- [WHAT TO PRODUCE]
Using the listing below, output only the lines from the one that contains "Write a Python" through the one that contains "from matplotlib.patches import", inclusive, exactly as given and without images.

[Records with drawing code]
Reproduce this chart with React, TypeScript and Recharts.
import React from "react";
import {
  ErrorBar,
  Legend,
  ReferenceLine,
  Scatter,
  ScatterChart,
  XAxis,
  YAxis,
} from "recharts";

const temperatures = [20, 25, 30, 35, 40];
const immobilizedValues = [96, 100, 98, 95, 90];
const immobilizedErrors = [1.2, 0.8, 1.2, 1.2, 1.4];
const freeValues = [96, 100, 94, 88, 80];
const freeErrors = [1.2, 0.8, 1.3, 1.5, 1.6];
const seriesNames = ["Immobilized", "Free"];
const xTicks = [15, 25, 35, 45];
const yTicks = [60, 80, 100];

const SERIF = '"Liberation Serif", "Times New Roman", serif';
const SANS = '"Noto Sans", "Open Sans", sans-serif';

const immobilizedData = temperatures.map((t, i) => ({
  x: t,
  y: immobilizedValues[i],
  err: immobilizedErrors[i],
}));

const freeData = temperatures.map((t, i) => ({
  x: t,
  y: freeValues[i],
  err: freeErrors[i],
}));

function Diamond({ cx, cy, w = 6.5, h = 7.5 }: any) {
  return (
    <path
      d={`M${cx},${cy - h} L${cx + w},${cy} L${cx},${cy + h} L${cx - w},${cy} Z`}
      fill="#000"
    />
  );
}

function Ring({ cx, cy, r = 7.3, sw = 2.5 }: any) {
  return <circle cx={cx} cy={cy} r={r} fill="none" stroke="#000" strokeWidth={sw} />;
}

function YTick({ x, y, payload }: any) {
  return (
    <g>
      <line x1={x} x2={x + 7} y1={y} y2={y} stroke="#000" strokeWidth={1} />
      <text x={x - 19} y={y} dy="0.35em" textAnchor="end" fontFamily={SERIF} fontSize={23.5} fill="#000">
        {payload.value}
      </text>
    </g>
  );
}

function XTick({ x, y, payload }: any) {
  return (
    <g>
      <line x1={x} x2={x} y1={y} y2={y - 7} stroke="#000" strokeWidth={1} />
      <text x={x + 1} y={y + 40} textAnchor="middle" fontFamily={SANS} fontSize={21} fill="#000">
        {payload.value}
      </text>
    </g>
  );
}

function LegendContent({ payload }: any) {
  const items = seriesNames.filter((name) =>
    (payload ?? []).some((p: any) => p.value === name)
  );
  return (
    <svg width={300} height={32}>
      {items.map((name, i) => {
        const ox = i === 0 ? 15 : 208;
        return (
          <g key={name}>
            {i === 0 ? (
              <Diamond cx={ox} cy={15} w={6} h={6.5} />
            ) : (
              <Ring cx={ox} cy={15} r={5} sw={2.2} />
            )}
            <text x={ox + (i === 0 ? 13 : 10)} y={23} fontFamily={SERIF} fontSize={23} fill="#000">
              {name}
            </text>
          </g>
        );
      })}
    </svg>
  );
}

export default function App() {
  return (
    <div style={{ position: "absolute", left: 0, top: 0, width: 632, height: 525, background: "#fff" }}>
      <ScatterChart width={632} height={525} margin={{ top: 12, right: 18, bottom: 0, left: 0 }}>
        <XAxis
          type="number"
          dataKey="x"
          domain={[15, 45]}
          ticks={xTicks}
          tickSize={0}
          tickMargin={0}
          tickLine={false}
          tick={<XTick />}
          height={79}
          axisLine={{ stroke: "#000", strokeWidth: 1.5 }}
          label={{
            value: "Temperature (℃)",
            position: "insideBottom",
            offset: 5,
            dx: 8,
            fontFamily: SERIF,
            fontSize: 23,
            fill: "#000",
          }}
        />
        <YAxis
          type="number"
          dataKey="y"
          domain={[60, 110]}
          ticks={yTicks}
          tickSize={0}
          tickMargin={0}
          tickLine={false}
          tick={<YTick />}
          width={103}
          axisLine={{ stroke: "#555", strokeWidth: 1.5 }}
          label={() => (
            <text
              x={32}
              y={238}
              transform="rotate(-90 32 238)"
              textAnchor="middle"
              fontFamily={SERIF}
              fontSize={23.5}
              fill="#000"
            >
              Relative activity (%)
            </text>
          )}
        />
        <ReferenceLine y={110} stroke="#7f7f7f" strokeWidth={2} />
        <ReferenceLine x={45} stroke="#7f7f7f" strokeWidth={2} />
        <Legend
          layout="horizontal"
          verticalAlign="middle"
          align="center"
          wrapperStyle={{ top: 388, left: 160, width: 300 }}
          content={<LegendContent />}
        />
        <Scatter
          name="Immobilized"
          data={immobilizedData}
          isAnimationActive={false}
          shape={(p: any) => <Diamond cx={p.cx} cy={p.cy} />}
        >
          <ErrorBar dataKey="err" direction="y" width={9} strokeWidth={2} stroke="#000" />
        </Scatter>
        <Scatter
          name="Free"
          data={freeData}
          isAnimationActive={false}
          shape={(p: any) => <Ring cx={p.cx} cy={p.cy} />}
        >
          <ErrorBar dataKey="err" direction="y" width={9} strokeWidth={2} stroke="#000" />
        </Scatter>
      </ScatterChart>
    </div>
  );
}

...

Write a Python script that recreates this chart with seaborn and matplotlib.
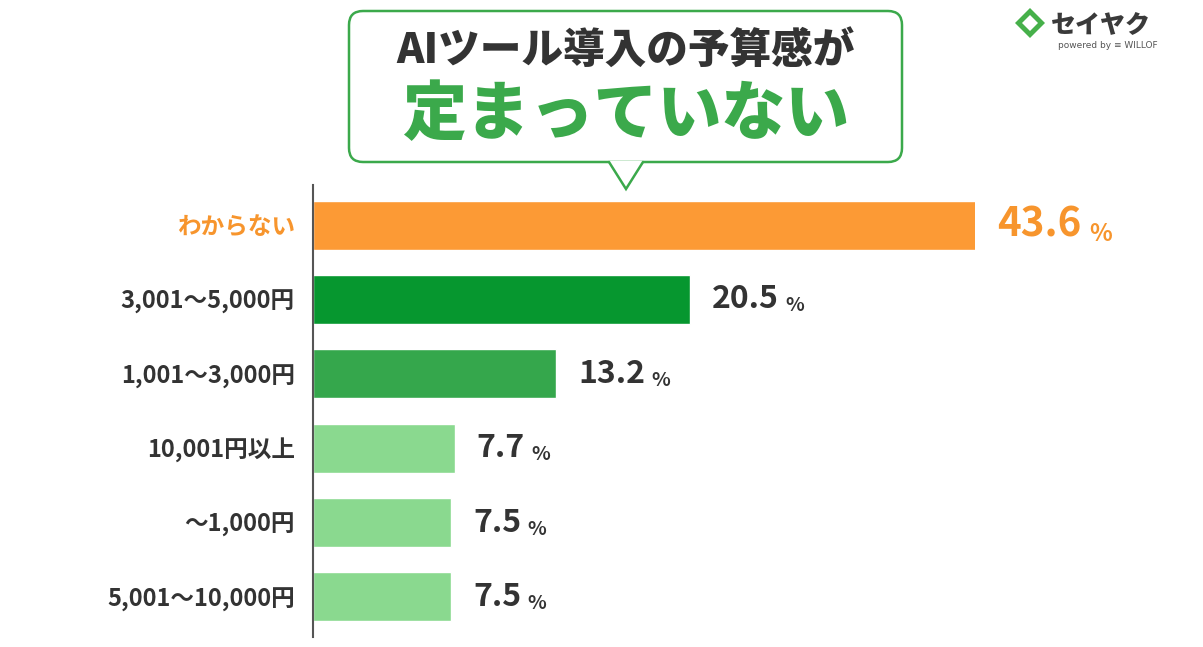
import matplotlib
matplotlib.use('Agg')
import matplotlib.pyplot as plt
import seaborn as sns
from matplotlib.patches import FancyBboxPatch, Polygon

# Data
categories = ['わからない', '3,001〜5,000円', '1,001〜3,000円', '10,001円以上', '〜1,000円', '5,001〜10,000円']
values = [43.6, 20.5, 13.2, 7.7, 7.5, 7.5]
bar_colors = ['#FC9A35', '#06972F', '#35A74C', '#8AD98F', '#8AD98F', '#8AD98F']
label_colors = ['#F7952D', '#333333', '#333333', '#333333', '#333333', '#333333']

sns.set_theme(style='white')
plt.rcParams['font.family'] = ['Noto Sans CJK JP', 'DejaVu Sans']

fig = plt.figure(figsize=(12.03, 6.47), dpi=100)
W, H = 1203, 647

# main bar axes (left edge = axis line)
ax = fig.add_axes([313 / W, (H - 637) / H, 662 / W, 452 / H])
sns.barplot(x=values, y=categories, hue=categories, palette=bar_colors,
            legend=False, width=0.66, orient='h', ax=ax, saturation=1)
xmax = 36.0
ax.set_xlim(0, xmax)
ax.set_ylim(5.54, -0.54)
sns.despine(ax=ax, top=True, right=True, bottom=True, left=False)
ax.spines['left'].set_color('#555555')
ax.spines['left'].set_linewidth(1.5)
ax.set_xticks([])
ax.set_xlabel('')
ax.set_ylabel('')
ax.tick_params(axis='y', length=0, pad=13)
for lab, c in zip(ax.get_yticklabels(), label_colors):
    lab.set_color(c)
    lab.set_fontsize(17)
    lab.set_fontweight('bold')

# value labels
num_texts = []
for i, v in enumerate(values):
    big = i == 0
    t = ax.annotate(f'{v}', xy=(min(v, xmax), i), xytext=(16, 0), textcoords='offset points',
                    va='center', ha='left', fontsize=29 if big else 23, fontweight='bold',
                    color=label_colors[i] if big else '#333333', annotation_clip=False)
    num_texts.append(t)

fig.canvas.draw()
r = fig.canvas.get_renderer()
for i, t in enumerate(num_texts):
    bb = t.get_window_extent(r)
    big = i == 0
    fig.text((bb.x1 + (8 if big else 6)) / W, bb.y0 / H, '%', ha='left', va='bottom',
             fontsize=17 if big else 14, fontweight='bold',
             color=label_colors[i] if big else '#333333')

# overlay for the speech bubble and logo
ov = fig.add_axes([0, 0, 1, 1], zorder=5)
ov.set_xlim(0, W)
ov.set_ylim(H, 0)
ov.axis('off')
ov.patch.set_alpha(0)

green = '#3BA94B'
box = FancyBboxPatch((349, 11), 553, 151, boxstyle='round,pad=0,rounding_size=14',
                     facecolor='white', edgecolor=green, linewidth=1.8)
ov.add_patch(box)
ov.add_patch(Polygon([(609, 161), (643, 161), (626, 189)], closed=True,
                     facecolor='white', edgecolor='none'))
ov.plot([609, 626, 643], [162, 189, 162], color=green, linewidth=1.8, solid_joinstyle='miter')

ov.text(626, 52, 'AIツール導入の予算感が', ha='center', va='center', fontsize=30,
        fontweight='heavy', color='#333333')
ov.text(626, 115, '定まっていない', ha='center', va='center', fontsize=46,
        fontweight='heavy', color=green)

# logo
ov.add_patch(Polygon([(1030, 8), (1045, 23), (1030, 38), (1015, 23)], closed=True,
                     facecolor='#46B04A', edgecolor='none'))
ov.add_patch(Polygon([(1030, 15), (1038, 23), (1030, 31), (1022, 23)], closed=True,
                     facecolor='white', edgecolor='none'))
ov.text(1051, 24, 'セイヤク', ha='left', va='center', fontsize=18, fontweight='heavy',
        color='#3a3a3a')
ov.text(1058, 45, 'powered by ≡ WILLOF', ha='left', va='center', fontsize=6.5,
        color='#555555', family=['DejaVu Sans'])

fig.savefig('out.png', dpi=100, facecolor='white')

- [OUTPUT FOR THIS EXERCISE]
Write a Python script that recreates this chart with seaborn and matplotlib.
import matplotlib
matplotlib.use('Agg')
import matplotlib.pyplot as plt
import seaborn as sns
from matplotlib.patches import FancyBboxPatch, Polygon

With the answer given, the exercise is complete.